I laid silverware around the table like a robot. We were having lasagna, one of my favorites, but I couldn’t eat. Finally halfway through dinner, I said, “Dad, tell me the truth. Are you committing gerbil genocide?”
Dad’s bald scalp immediately flushed scarlet inside his monk’s fringe of gray hair. “Goddamn it, Donald, I told you not to say anything to your sister,” he said, and lifted a huge wedge of lasagna to his mouth.
I recognized this tactic: we weren’t allowed to speak with our mouths full, so Dad was silencing himself by chewing.
“Holly and I are employees, Dad,” Donald reminded him solemnly. “We attend company meetings. We deserve to be in the know.”
Dad sighed and continued chewing, but we waited him out. Finally, he put down his fork. “Look, it’s like any business. If you have extra inventory, you have to unload it.”
“Unload it!” I cried. “These are lives we’re talking about!”

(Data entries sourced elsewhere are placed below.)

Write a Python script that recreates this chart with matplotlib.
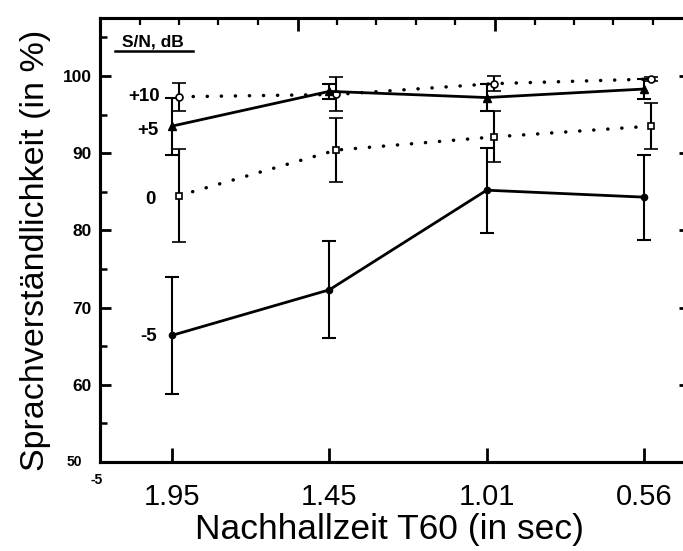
import matplotlib
matplotlib.use("Agg")
import matplotlib.pyplot as plt
import numpy as np
from matplotlib.ticker import MultipleLocator, FixedLocator

# ---- data ----
t60_labels = ["1.95", "1.45", "1.01", "0.56"]
snr_labels = ["+10", "+5", "0", "-5"]

snr_p10 = [97.3, 97.6, 99.0, 99.6]
err_p10 = [1.8, 2.2, 1.0, 0.3]

snr_p5 = [93.5, 98.0, 97.2, 98.3]
err_p5 = [3.7, 1.0, 1.7, 1.25]

snr_0 = [84.5, 90.4, 92.1, 93.5]
err_0 = [6.0, 4.1, 3.3, 3.0]

snr_m5 = [66.4, 72.3, 85.2, 84.3]
err_m5 = [7.6, 6.3, 5.5, 5.5]

# ---- figure ----
W, H = 683, 551
fig = plt.figure(figsize=(W / 100, H / 100), dpi=100)
ax = fig.add_axes([100 / W, 1 - 462 / H, 590 / W, 444 / H])

FONT = "Liberation Sans"
x = np.arange(1, len(t60_labels) + 1)
shift = 0.045  # small horizontal offset of the dotted series, as in the original

dotted = dict(linestyle=(0, (0.05, 4.0)), dash_capstyle="round", lw=2.5)
solid = dict(linestyle="-", lw=2.0)
ebkw = dict(ecolor="black", elinewidth=1.5, capsize=5, capthick=1.5)

ax.errorbar(x + shift, snr_p10, yerr=err_p10, color="black", marker="o", ms=5,
            mfc="white", mec="black", mew=1.2, **dotted, **ebkw, zorder=3)
ax.errorbar(x, snr_p5, yerr=err_p5, color="black", marker="^", ms=6,
            mfc="black", mec="black", **solid, **ebkw, zorder=3)
ax.errorbar(x + shift, snr_0, yerr=err_0, color="black", marker="s", ms=4.5,
            mfc="white", mec="black", mew=1.2, **dotted, **ebkw, zorder=3)
ax.errorbar(x, snr_m5, yerr=err_m5, color="black", marker="o", ms=4.5,
            mfc="black", mec="black", **solid, **ebkw, zorder=3)

# series labels next to the first points
lab_kw = dict(textcoords="offset points", ha="right", va="center",
              fontsize=13.5, fontweight="bold", family=FONT)
ax.annotate(snr_labels[0], (x[0] + shift, snr_p10[0]), xytext=(-14, 0), **lab_kw)
ax.annotate(snr_labels[1], (x[0], snr_p5[0]), xytext=(-10, -3), **lab_kw)
ax.annotate(snr_labels[2], (x[0] + shift, snr_0[0]), xytext=(-17, -3), **lab_kw)
ax.annotate(snr_labels[3], (x[0], snr_m5[0]), xytext=(-11, -1), **lab_kw)

# header
ax.text(0.090, 0.946, "S/N, dB", transform=ax.transAxes, fontsize=12.5,
        fontweight="bold", family=FONT, ha="center", va="center")
ax.plot([0.025, 0.158], [0.926, 0.926], transform=ax.transAxes, color="black",
        lw=1.8, clip_on=False)

# axes ranges
ax.set_xlim(1 - 72 / 157.3, 4 + 46 / 157.3)
ax.set_ylim(50, 107.5)

ax.set_xticks(x)
ax.set_xticklabels(t60_labels, fontsize=21, family=FONT)
ax.set_yticks([60, 70, 80, 90, 100])
ax.set_yticklabels(["60", "70", "80", "90", "100"], fontsize=12.5,
                   fontweight="bold", family=FONT)
ax.yaxis.set_minor_locator(FixedLocator([55, 65, 75, 85, 95, 105]))

ax.tick_params(axis="x", which="major", direction="in", length=10, width=2,
               pad=15, bottom=True, top=False)
ax.tick_params(axis="y", which="major", direction="in", length=8, width=2,
               pad=6, left=True, right=True)
ax.tick_params(axis="y", which="minor", direction="in", length=5, width=1.8,
               left=True, right=False)

# top axis with its own small ticks
ax2 = ax.twiny()
ax2.set_xlim(0, 590 / 39.5)
ax2.xaxis.set_major_locator(MultipleLocator(5))
ax2.xaxis.set_minor_locator(MultipleLocator(1))
ax2.tick_params(axis="x", which="major", direction="in", length=9, width=2,
                labeltop=False, top=True)
ax2.tick_params(axis="x", which="minor", direction="in", length=5, width=1.6,
                top=True)

for a in (ax, ax2):
    for s in a.spines.values():
        s.set_linewidth(2.2)

# small extra labels at the origin
ax.text(-0.030, 50, "50", fontsize=10, fontweight="bold", family=FONT,
        ha="right", va="center", transform=ax.get_yaxis_transform())
ax.text(-0.005, -0.04, "-5", fontsize=10, fontweight="bold", family=FONT,
        ha="center", va="center", transform=ax.transAxes)

ax.set_xlabel("Nachhallzeit T60 (in sec)", fontsize=25.5, family=FONT, va="center")
ax.xaxis.set_label_coords(0.4915, -0.153)
ax.set_ylabel("Sprachverständlichkeit (in %)", fontsize=24.5, family=FONT, va="center")
ax.yaxis.set_label_coords(-0.110, 0.477)

fig.savefig("out.png", dpi=100)
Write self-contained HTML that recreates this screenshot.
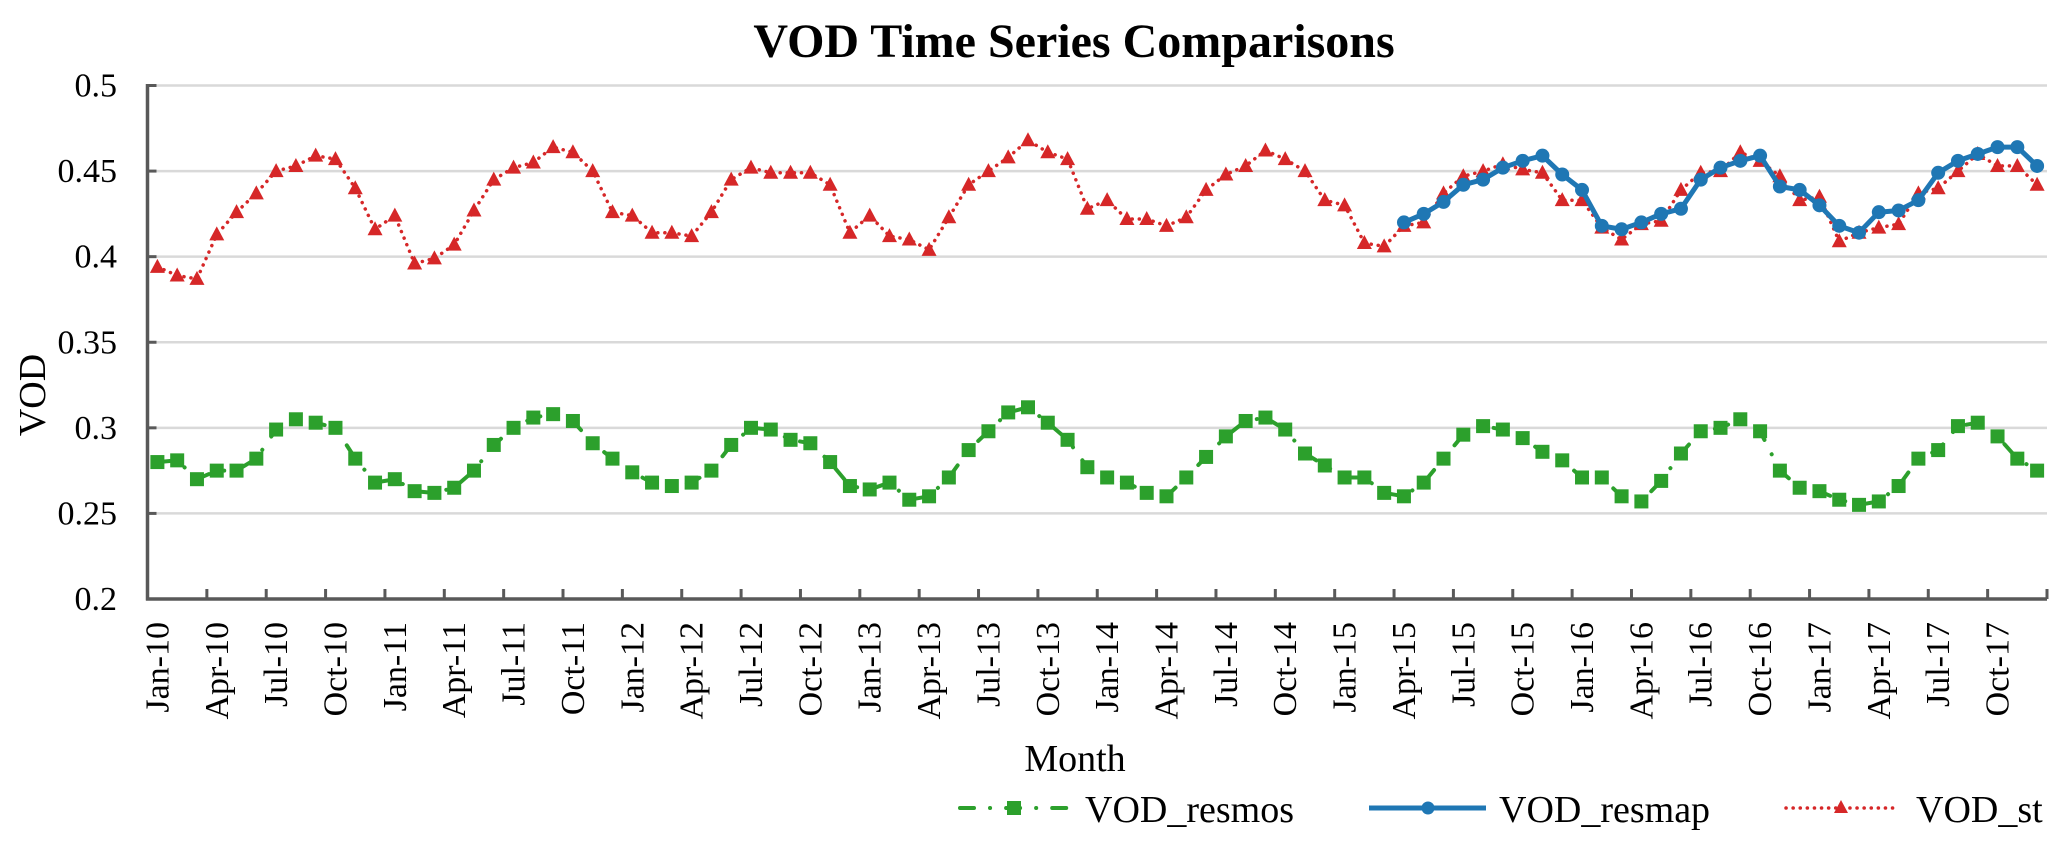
<!DOCTYPE html>
<html><head><meta charset="utf-8">
<style>
html,body{margin:0;padding:0;background:#fff;}
svg{display:block;font-family:"Liberation Serif","Times New Roman",serif;}
</style></head>
<body>
<svg id="chart" width="2067" height="848" viewBox="0 0 2067 848" xmlns="http://www.w3.org/2000/svg">
<text x="1074" y="57" text-anchor="middle" font-size="48" font-weight="bold" fill="#000">VOD Time Series Comparisons</text>
<g id="grid"></g>
<g id="yaxis"></g>
<g id="xaxis"></g>
<g id="series"></g>
<text transform="translate(45,395) rotate(-90)" text-anchor="middle" font-size="38" fill="#000">VOD</text>
<text x="1075" y="771" text-anchor="middle" font-size="38" fill="#000">Month</text>
<g>
  <g>
    <line x1="960" y1="808" x2="1071" y2="808" stroke="#2ca02c" stroke-width="4" stroke-linecap="round" stroke-dasharray="14 16 0.1 16"/>
    <rect x="1007" y="801" width="14" height="14" fill="#2ca02c"/>
    <text x="1085" y="822" font-size="38" fill="#000">VOD_resmos</text>
  </g>
  <g>
    <line x1="1369" y1="808" x2="1486" y2="808" stroke="#1f77b4" stroke-width="5"/>
    <circle cx="1428" cy="808" r="6.5" fill="#1f77b4"/>
    <text x="1499" y="822" font-size="38" fill="#000">VOD_resmap</text>
  </g>
  <g>
    <line x1="1786" y1="808" x2="1897" y2="808" stroke="#d62728" stroke-width="3.5" stroke-linecap="round" stroke-dasharray="0.1 7"/>
    <polygon points="1841,800 1848,813 1834,813" fill="#d62728"/>
    <text x="1916" y="822" font-size="38" fill="#000">VOD_st</text>
  </g>
</g>
</svg>
<script>
const months = ["Jan","Feb","Mar","Apr","May","Jun","Jul","Aug","Sep","Oct","Nov","Dec"];
const years = ["10","11","12","13","14","15","16","17"];
const yTicks = [0.2,0.25,0.3,0.35,0.4,0.45,0.5];
const yTickLabels = ["0.2","0.25","0.3","0.35","0.4","0.45","0.5"];
const vodSt = [0.394,0.389,0.387,0.413,0.426,0.437,0.450,0.453,0.459,0.457,0.440,0.416,
0.424,0.396,0.399,0.407,0.427,0.445,0.452,0.455,0.464,0.461,0.450,0.426,
0.424,0.414,0.414,0.412,0.426,0.445,0.452,0.449,0.449,0.449,0.442,0.414,
0.424,0.412,0.410,0.404,0.423,0.442,0.450,0.458,0.468,0.461,0.457,0.428,
0.433,0.422,0.422,0.418,0.423,0.439,0.448,0.453,0.462,0.457,0.450,0.433,
0.430,0.408,0.406,0.418,0.420,0.437,0.447,0.450,0.454,0.451,0.449,0.433,
0.433,0.417,0.410,0.419,0.421,0.439,0.449,0.450,0.461,0.456,0.447,0.433,
0.435,0.409,0.414,0.417,0.419,0.437,0.440,0.450,0.460,0.453,0.453,0.442];
const vodResmap = [null,null,null,null,null,null,null,null,null,null,null,null,
null,null,null,null,null,null,null,null,null,null,null,null,
null,null,null,null,null,null,null,null,null,null,null,null,
null,null,null,null,null,null,null,null,null,null,null,null,
null,null,null,null,null,null,null,null,null,null,null,null,
null,null,null,0.420,0.425,0.432,0.442,0.445,0.452,0.456,0.459,0.448,
0.439,0.418,0.416,0.420,0.425,0.428,0.445,0.452,0.456,0.459,0.441,0.439,
0.430,0.418,0.414,0.426,0.427,0.433,0.449,0.456,0.460,0.464,0.464,0.453];
const vodResmos = [0.280,0.281,0.270,0.275,0.275,0.282,0.299,0.305,0.303,0.300,0.282,0.268,
0.270,0.263,0.262,0.265,0.275,0.290,0.300,0.306,0.308,0.304,0.291,0.282,
0.274,0.268,0.266,0.268,0.275,0.290,0.300,0.299,0.293,0.291,0.280,0.266,
0.264,0.268,0.258,0.260,0.271,0.287,0.298,0.309,0.312,0.303,0.293,0.277,
0.271,0.268,0.262,0.260,0.271,0.283,0.295,0.304,0.306,0.299,0.285,0.278,
0.271,0.271,0.262,0.260,0.268,0.282,0.296,0.301,0.299,0.294,0.286,0.281,
0.271,0.271,0.260,0.257,0.269,0.285,0.298,0.300,0.305,0.298,0.275,0.265,
0.263,0.258,0.255,0.257,0.266,0.282,0.287,0.301,0.303,0.295,0.282,0.275];

const NS = "http://www.w3.org/2000/svg";
const L = 147.5, R = 2047, T = 85.5, B = 599;
const N = vodSt.length;
const step = (R - L) / N;
function xPos(i){ return L + step * (i + 0.5); }
function yPos(v){ return B - (v - 0.2) / 0.3 * (B - T); }
function mk(tag, attrs, parent){ const e = document.createElementNS(NS, tag); for (const k in attrs) e.setAttribute(k, attrs[k]); parent.appendChild(e); return e; }

const grid = document.getElementById('grid');
const yaxis = document.getElementById('yaxis');
const xaxis = document.getElementById('xaxis');
const series = document.getElementById('series');

yTicks.forEach((v, k) => {
  const y = yPos(v);
  if (k > 0) {
    const g = mk('line', {x1: L, x2: R, y1: y, y2: y, stroke: '#d9d9d9', 'stroke-width': 2.5}, grid);
    
    
  }
  const t = mk('line', {x1: L, x2: L + 9, y1: y, y2: y, stroke: '#595959', 'stroke-width': 3}, yaxis);
  
  
  const lb = mk('text', {x: 117, y: y + 11, 'text-anchor': 'end', 'font-size': 34, fill: '#000'}, yaxis);
  lb.textContent = yTickLabels[k];
  
  
});
const ya = mk('line', {x1: L, x2: L, y1: T - 1.5, y2: B + 1.5, stroke: '#595959', 'stroke-width': 3.5}, yaxis);


const xa = mk('line', {x1: L - 1.5, x2: R, y1: B, y2: B, stroke: '#595959', 'stroke-width': 3.5}, xaxis);


for (let i = 3; i <= N; i += 3) {
  const x = L + step * i;
  const t = mk('line', {x1: x, x2: x, y1: B, y2: B - 10, stroke: '#595959', 'stroke-width': 3}, xaxis);
  
  
}
for (let i = 0; i < N; i += 3) {
  const x = xPos(i), y = 622;
  const lb = mk('text', {x: 0, y: 0, 'text-anchor': 'end', 'font-size': 34, fill: '#000', transform: `translate(${x + 11},${y}) rotate(-90)`}, xaxis);
  lb.textContent = months[i % 12] + '-' + years[Math.floor(i / 12)];
  
  
}

function pathFor(arr){
  let d = '', pen = false;
  arr.forEach((v, i) => { if (v == null) { pen = false; return; } d += (pen ? 'L' : 'M') + xPos(i).toFixed(1) + ',' + yPos(v).toFixed(1); pen = true; });
  return d;
}

// resmos
const gm = mk('g', {}, series);


const pm = mk('path', {d: pathFor(vodResmos), fill: 'none', stroke: '#2ca02c', 'stroke-width': 4, 'stroke-linecap': 'round', 'stroke-dasharray': '14 16 0.1 16'}, gm);


vodResmos.forEach((v, i) => {
  const r = mk('rect', {x: xPos(i) - 7, y: yPos(v) - 7, width: 14, height: 14, fill: '#2ca02c'}, gm);
  
  
});

// st
const gs = mk('g', {}, series);


const ps = mk('path', {d: pathFor(vodSt), fill: 'none', stroke: '#d62728', 'stroke-width': 3.5, 'stroke-linecap': 'round', 'stroke-dasharray': '0.1 7'}, gs);



// resmap
const gb = mk('g', {}, series);


const pb = mk('path', {d: pathFor(vodResmap), fill: 'none', stroke: '#1f77b4', 'stroke-width': 5, 'stroke-linejoin': 'round'}, gb);


vodResmap.forEach((v, i) => {
  if (v == null) return;
  const c = mk('circle', {cx: xPos(i), cy: yPos(v), r: 7, fill: '#1f77b4'}, gb);
  
  
});

vodSt.forEach((v, i) => {
  const x = xPos(i), y = yPos(v);
  const p = mk('polygon', {points: `${x},${y - 8} ${x + 7.5},${y + 6} ${x - 7.5},${y + 6}`, fill: '#d62728'}, gs);
  
  
});
</script>
</body></html>
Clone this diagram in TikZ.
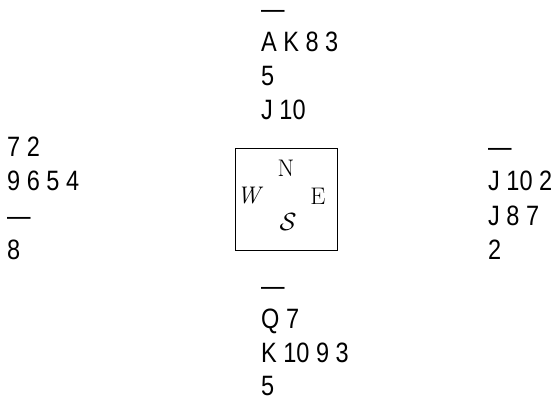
\documentclass[tikz,border=0pt]{standalone}
\usepackage{fontspec}
\newfontfamily\manofont[FakeStretch=0.84]{Liberation Sans}
\tikzset{
  carta/.style={anchor=base west, inner sep=0pt, font=\manofont\fontsize{28pt}{32pt}\selectfont},
  rosa/.style={inner sep=0pt, font=\fontsize{24pt}{28pt}\selectfont}
}
\begin{document}
\begin{tikzpicture}[x=1pt,y=-1pt]
        \useasboundingbox (0,0) rectangle (554,400);

        % Mesa
        \node[draw, line width=1.2pt, minimum size=102pt, inner sep=0pt] (mesa) at (286.5,199.5) {};
        \node[rosa] (rn) at (286,168) {N};
        \node[rosa] (rw) at (250,196) {\textit{W}};
        \node[rosa] (re) at (318,196) {E};
        \node[rosa] (rs) at (288,222) {$\mathcal{S}$};

        % Norte
        \node[carta] (n1) at (261,18) {—};
        \node[carta] (n2) at (261,51) {A K 8 3};
        \node[carta] (n3) at (261,85) {5};
        \node[carta] (n4) at (261,119) {J 10};

        % Oeste
        \node[carta] (w1) at (7,156) {7 2};
        \node[carta] (w2) at (7,190.5) {9 6 5 4};
        \node[carta] (w3) at (7,225) {—};
        \node[carta] (w4) at (7,259.5) {8};

        % Este
        \node[carta] (e1) at (488,156) {—};
        \node[carta] (e2) at (488,190.5) {J 10 2};
        \node[carta] (e3) at (488,225) {J 8 7};
        \node[carta] (e4) at (488,259.5) {2};

        % Sur
        \node[carta] (s1) at (261,295) {—};
        \node[carta] (s2) at (261,328.5) {Q 7};
        \node[carta] (s3) at (261,362) {K 10 9 3};
        \node[carta] (s4) at (261,395.5) {5};
    \end{tikzpicture}
\end{document}
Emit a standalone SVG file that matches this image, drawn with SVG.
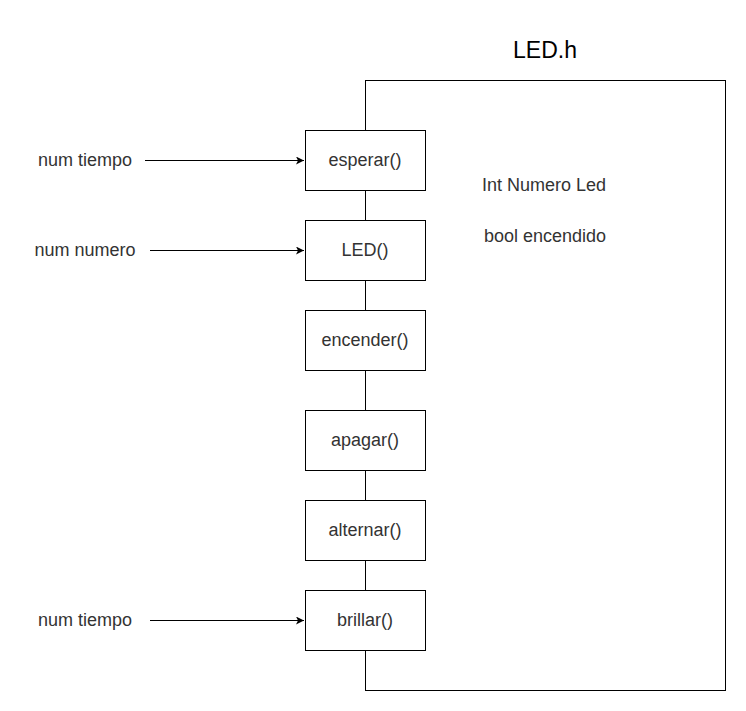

“These are gerbils,” Dad said patiently “Rodents. They wouldn’t even exist if I weren’t breeding them. Their sole purpose is to serve the cause of medical research. If I didn’t kill the extra animals, if I had to feed every gerbil that was defective or unsold, I’d go broke. It’s a simple matter of doing the math.”
“But you’re killing innocent animals!” I pushed my plate away. “You’re a murderer!”
My mother stifled a snigger at the end of the table, and little Philip looked worriedly around at all of us. “Who is Dad killing?” he asked.
“No one,” Dad said. “Eat your dinner.”
“Anyone need seconds?” Mom said. “It’s good lasagna tonight. Going once? Twice? Any takers? No?”